PER QUANTO riguarda la Cina, l’Italia ha firmato il protocollo d’intesa sulla Via della Seta avviata da Xi Jinping. Intanto che fine fa quel protocollo, ma soprattutto l’adesione a quella prospettiva è parsa segnata solo dall’aspetto del business, dimenticando i contenuti necessari, in termini di diritti umani e sociali (dei lavoratori in particolare). L’epoca che stiamo vivendo è quella della guerra dei dazi che il sovranista-isolazionista dell’America first sta scatenando e che ridisegna strategie e alleanze nel mondo.

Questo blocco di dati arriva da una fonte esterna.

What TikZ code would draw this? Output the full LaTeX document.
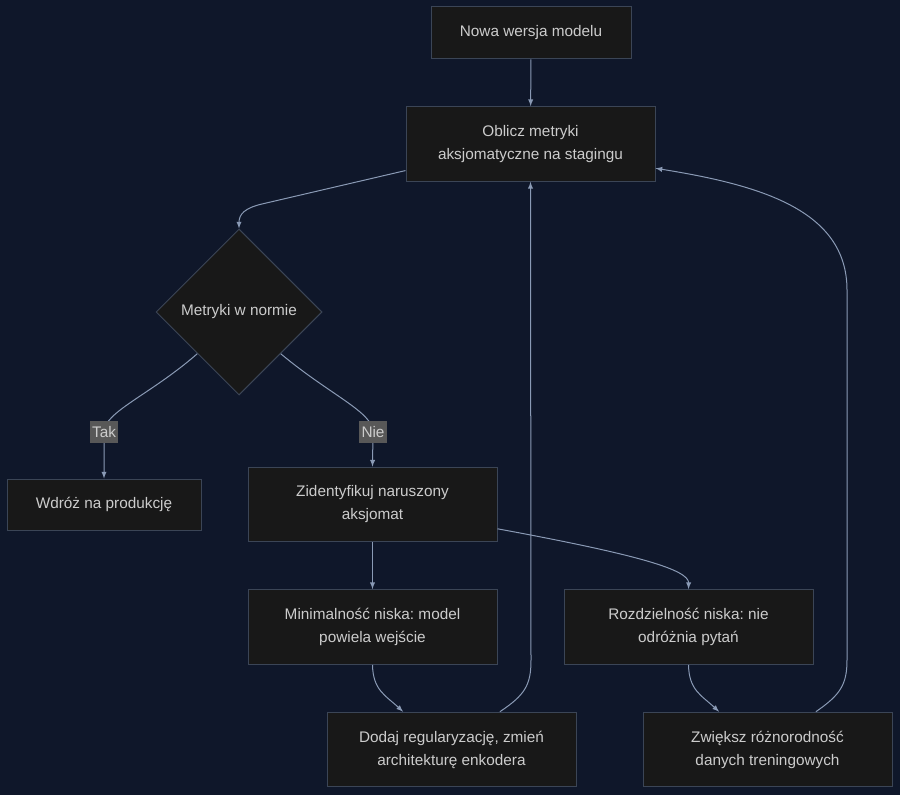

TRUMP È NEMICO dell’unità europea, ha spinto sulla Brexit e ora appoggia il «golpista» Boris Johnson; anche Putin non ama la forza dell’Ue – anche perché surrogata spesso dalla Nato che ne indirizza la politica estera e gli schiera truppe e missili ai confini – ma la guerra dei dazi e la crisi economico-sociale interna lo spinge a collegarsi all’asse franco-tedesco; la Cina, primo obiettivo nemico da colpire dei duri raid economici di Trump, corre ad allearsi con tutti, rimodellando la natura dell’Asia. Ma tutto questo per ora riguarda un cambio della politica estera italiana? Siamo solo alle posizioni tattiche di Conte per accreditarsi fuori dall’Italia. La sua vera credibilità internazionale è apparsa solo quando si è disfatto del cavallo Salvini, dopo esserci stato in groppa per 14 mesi. Ce ne vuole par parlare di «statura» e perché non sia ricordato solo come quello cui Trump ha detto chiaro e forte: «Vieni avanti, Giuseppi».